The recent National Security Agency data collection revelations have created some surprising political bedfellows, both in support of, and in opposition to the secret surveillance programs.
Bills have been proposed calling for the programs to be curtailed or, at least, illuminated. We trust that before deciding which bills to vote for, or against, our elected representatives will thoroughly investigate the purported effectiveness of such programs versus warrant procedures.
Stories of NSA data collection first surfaced in 2005. Since then, numerous credible whistleblowers, including Edward Snowden, Thomas Drake, Russ Tice and William Binney, have all said essentially the same thing: our government has been and continues to collect our private phone and Internet content, emails and conversations, in bulk, to be reviewed only if needed. The government denies such capabilities, but 26 senators recently wrote a letter demanding to know what types of records and information the NSA is collecting. Astonishingly, some of these same senators sit on the primary oversight committee, and even they do not know the full extent of these programs.
Arguing in support of these secret programs, Sen.Dianne Feinstein and U.S. Rep. Mike Rogers, the chairs of the Senate and House Intelligence committees, quickly pointed to the arrests of Najibullah Zazi, a New York subway bomber-wannabe, and David Headley, a mastermind of the Mumbai massacre.
Just as quickly these program “successes” have been de-bunked. The critical email address that led to Zazi was not obtained from secret programs but from a laptop confiscated by British intelligence (i.e. “old fashioned” police work). Similarly, we learned that Headley was well known to the Drug Enforcement Agency, State Department and FBI Counter-Terrorism Task Force years before Indian intelligence recorded his voice ordering the Mumbai terrorist to murder 166 people and years before he participated in the plan to attack a Danish newspaper.
Yet claims of the secret programs’ effectiveness continue. NSA Director Keith Alexander told the House Intelligence Committee that the surveillance programs have disrupted no fewer than 50 terrorists plots. Even so, some senators are still skeptical, especially coming on the heels of “the least untruthful” statements by NSA officials and misleading “fact sheets” taken down from the NSA website.
Sens Ron Wyden and Mark Udall, both members of the Senate Select Committee on Intelligence, wrote to the NSA claiming that the usefulness of bulk data collection was being “conflated in a way that exaggerates the value and usefulness of” the program. Further, the program played little or no role in most of these plot disruptions. “In fact, we have yet to see any evidence that the bulk phone records collection program has provided any otherwise unobtainable intelligence.” And, “ (i)f there is additional evidence for the usefulness of the bulk phone records collection program that we have not yet seen, we would welcome the opportunity to review it.”
Sens. Wyden and Udall make a compelling Fourth Amendment argument that deserves a thorough and appropriate review.
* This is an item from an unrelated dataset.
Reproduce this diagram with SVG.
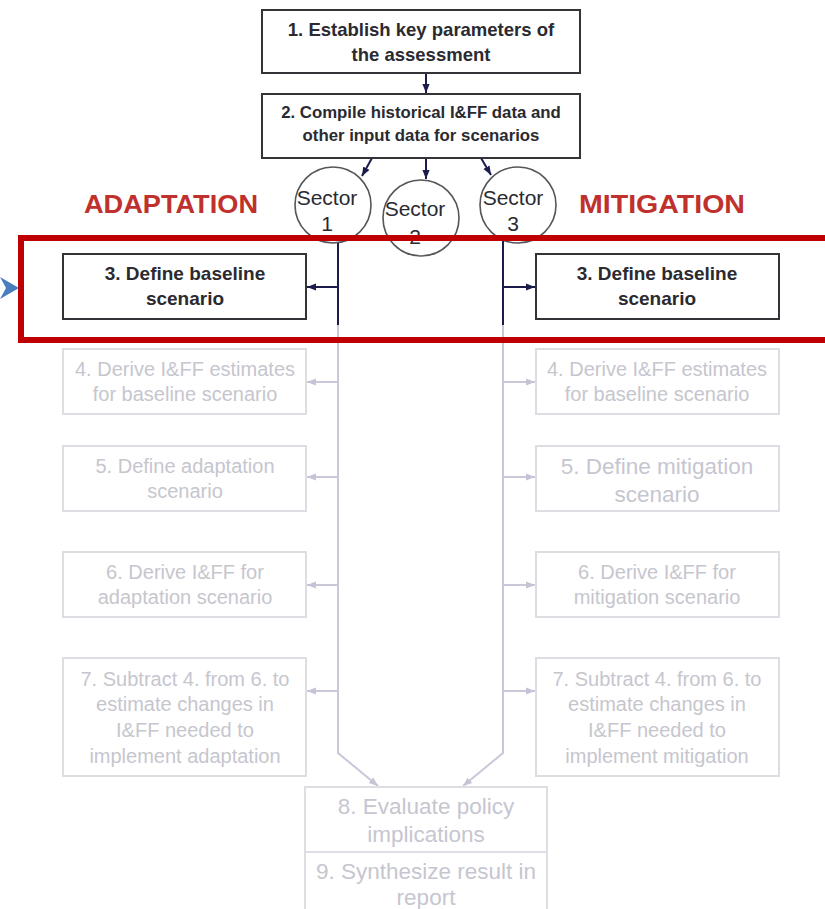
<svg xmlns="http://www.w3.org/2000/svg" width="825" height="909" viewBox="0 0 825 909">
<defs>
<style>
.bg{fill:#ffffff}
.dbox{fill:#ffffff;stroke:#333338;stroke-width:2}
.lbox{fill:#ffffff;stroke:#dddde3;stroke-width:2}
.dt{font-family:"Liberation Sans",Arial,sans-serif;font-weight:bold;font-size:18.5px;fill:#2a2a30;text-anchor:middle}
.dt.sm{font-size:16.8px}
.dt.md{font-size:19px}
.lt{font-family:"Liberation Sans",Arial,sans-serif;font-size:20px;fill:#c6c6ce;text-anchor:middle}
.lt2{font-family:"Liberation Sans",Arial,sans-serif;font-size:22.5px;fill:#c6c6d0;text-anchor:middle}
.title{font-family:"Liberation Sans",Arial,sans-serif;font-weight:bold;font-size:26px;fill:#c0302c}
.sec{fill:#ffffff;stroke:#55555a;stroke-width:1.6}
.st{font-family:"Liberation Sans",Arial,sans-serif;font-size:21px;fill:#2a2a30;text-anchor:middle}
.dl{fill:none;stroke:#1c1c4c;stroke-width:2}
.ll{fill:none;stroke:#c8c8d8;stroke-width:2}
</style>
<marker id="ad" viewBox="0 0 10 10" refX="10" refY="5" markerWidth="9" markerHeight="9" markerUnits="userSpaceOnUse" orient="auto"><path d="M0,1 L10,5 L0,9 z" fill="#1c1c4c"/></marker>
<marker id="al" viewBox="0 0 10 10" refX="10" refY="5" markerWidth="9" markerHeight="9" markerUnits="userSpaceOnUse" orient="auto"><path d="M0,1 L10,5 L0,9 z" fill="#c4c4d6"/></marker>
</defs>
<rect class="bg" x="0" y="0" width="825" height="909"/>

<g id="connectors">
<line class="dl" x1="426" y1="73" x2="426" y2="93" marker-end="url(#ad)"/>
<line class="dl" x1="372" y1="158" x2="362" y2="176" marker-end="url(#ad)"/>
<line class="dl" x1="426" y1="158" x2="426" y2="179" marker-end="url(#ad)"/>
<line class="dl" x1="481" y1="158" x2="491" y2="175" marker-end="url(#ad)"/>
<line class="dl" x1="338" y1="243" x2="338" y2="325"/>
<line class="dl" x1="503" y1="240" x2="503" y2="325"/>
<line class="dl" x1="338" y1="287" x2="307" y2="287" marker-end="url(#ad)"/>
<line class="dl" x1="503" y1="287" x2="535" y2="287" marker-end="url(#ad)"/>
<path class="ll" d="M338,325 V753 L378,786" marker-end="url(#al)"/>
<path class="ll" d="M503,325 V753 L463,786" marker-end="url(#al)"/>
<line class="ll" x1="338" y1="382" x2="307" y2="382" marker-end="url(#al)"/>
<line class="ll" x1="338" y1="477" x2="307" y2="477" marker-end="url(#al)"/>
<line class="ll" x1="338" y1="585" x2="307" y2="585" marker-end="url(#al)"/>
<line class="ll" x1="338" y1="691" x2="307" y2="691" marker-end="url(#al)"/>
<line class="ll" x1="503" y1="382" x2="535" y2="382" marker-end="url(#al)"/>
<line class="ll" x1="503" y1="477" x2="535" y2="477" marker-end="url(#al)"/>
<line class="ll" x1="503" y1="585" x2="535" y2="585" marker-end="url(#al)"/>
<line class="ll" x1="503" y1="691" x2="535" y2="691" marker-end="url(#al)"/>
</g>

<g id="step1">
<rect class="dbox" x="262" y="10" width="318" height="63"/>
<text class="dt" x="421" y="36">1. Establish key parameters of</text>
<text class="dt" x="421" y="61">the assessment</text>
</g>
<g id="step2">
<rect class="dbox" x="262" y="94" width="318" height="64"/>
<text class="dt sm" x="421" y="118">2. Compile historical I&amp;FF data and</text>
<text class="dt sm" x="421" y="141">other input data for scenarios</text>
</g>

<g id="label-adaptation"><text class="title" x="84" y="213" textLength="174" lengthAdjust="spacingAndGlyphs">ADAPTATION</text></g>
<g id="label-mitigation"><text class="title" x="579" y="213" textLength="166" lengthAdjust="spacingAndGlyphs">MITIGATION</text></g>

<g id="sector1">
<circle class="sec" cx="333" cy="205" r="38"/>
<text class="st" x="327" y="205">Sector</text>
<text class="st" x="327" y="231">1</text>
</g>
<g id="sector2">
<circle class="sec" cx="421" cy="218" r="38"/>
<text class="st" x="415" y="216">Sector</text>
<text class="st" x="415" y="244">2</text>
</g>
<g id="sector3">
<circle class="sec" cx="518" cy="205" r="38"/>
<text class="st" x="513" y="205">Sector</text>
<text class="st" x="513" y="231">3</text>
</g>

<g id="step3-adapt">
<rect class="dbox" x="63" y="254" width="243" height="65"/>
<text class="dt md" x="185" y="280">3. Define baseline</text>
<text class="dt md" x="185" y="305">scenario</text>
</g>
<g id="step3-mitig">
<rect class="dbox" x="536" y="254" width="243" height="65"/>
<text class="dt md" x="657" y="280">3. Define baseline</text>
<text class="dt md" x="657" y="305">scenario</text>
</g>

<g id="step4-adapt">
<rect class="lbox" x="63" y="349" width="243" height="65"/>
<text class="lt" x="185" y="376">4. Derive I&amp;FF estimates</text>
<text class="lt" x="185" y="401">for baseline scenario</text>
</g>
<g id="step4-mitig">
<rect class="lbox" x="536" y="349" width="243" height="65"/>
<text class="lt" x="657" y="376">4. Derive I&amp;FF estimates</text>
<text class="lt" x="657" y="401">for baseline scenario</text>
</g>
<g id="step5-adapt">
<rect class="lbox" x="63" y="446" width="243" height="65"/>
<text class="lt" x="185" y="473">5. Define adaptation</text>
<text class="lt" x="185" y="498">scenario</text>
</g>
<g id="step5-mitig">
<rect class="lbox" x="536" y="446" width="243" height="65"/>
<text class="lt2" x="657" y="474">5. Define mitigation</text>
<text class="lt2" x="657" y="502">scenario</text>
</g>
<g id="step6-adapt">
<rect class="lbox" x="63" y="552" width="243" height="65"/>
<text class="lt" x="185" y="579">6. Derive I&amp;FF for</text>
<text class="lt" x="185" y="604">adaptation scenario</text>
</g>
<g id="step6-mitig">
<rect class="lbox" x="536" y="552" width="243" height="65"/>
<text class="lt" x="657" y="579">6. Derive I&amp;FF for</text>
<text class="lt" x="657" y="604">mitigation scenario</text>
</g>
<g id="step7-adapt">
<rect class="lbox" x="63" y="658" width="243" height="118"/>
<text class="lt" x="185" y="686">7. Subtract 4. from 6. to</text>
<text class="lt" x="185" y="711">estimate changes in</text>
<text class="lt" x="185" y="737">I&amp;FF needed to</text>
<text class="lt" x="185" y="763">implement adaptation</text>
</g>
<g id="step7-mitig">
<rect class="lbox" x="536" y="658" width="243" height="118"/>
<text class="lt" x="657" y="686">7. Subtract 4. from 6. to</text>
<text class="lt" x="657" y="711">estimate changes in</text>
<text class="lt" x="657" y="737">I&amp;FF needed to</text>
<text class="lt" x="657" y="763">implement mitigation</text>
</g>

<g id="step8">
<rect class="lbox" x="305" y="787" width="242" height="65"/>
<text class="lt2" x="426" y="814">8. Evaluate policy</text>
<text class="lt2" x="426" y="842">implications</text>
</g>
<g id="step9">
<rect class="lbox" x="305" y="852" width="242" height="70"/>
<text class="lt2" x="426" y="879">9. Synthesize result in</text>
<text class="lt2" x="426" y="905">report</text>
</g>

<g id="highlight">
<rect x="21" y="238" width="820" height="102" fill="none" stroke="#c00000" stroke-width="6"/>
<path d="M0,277 L19,288 L0,299 L6,288 z" fill="#4a7cc0"/>
</g>
</svg>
The Select Committee on Intelligence should assert the full measure of its power to obtain all evidence of any secret programs’ claimed effectiveness. But if such evidence was otherwise obtainable (i.e. through use of individual FISA warrants), the bulk data collection programs should be discontinued. There is no reason to collect information on Americans in bulk, much of it private, if there is a less obtrusive alternative. It is not as though a FISA warrant is difficult to obtain; last year, 1,856 FISA warrants were requested, and all but one were granted (the other was withdrawn). Over the 34-year history of FISA, the court has denied only nine of 33,949 warrant requests.
American democracy is at a critical juncture and it is time for our representatives to act on their oath to uphold the Constitution. By doing so, their constituents will not have to learn from whistleblowers what is happening in secret.
Curt Loub, 217 Drake Drive, is an attorney.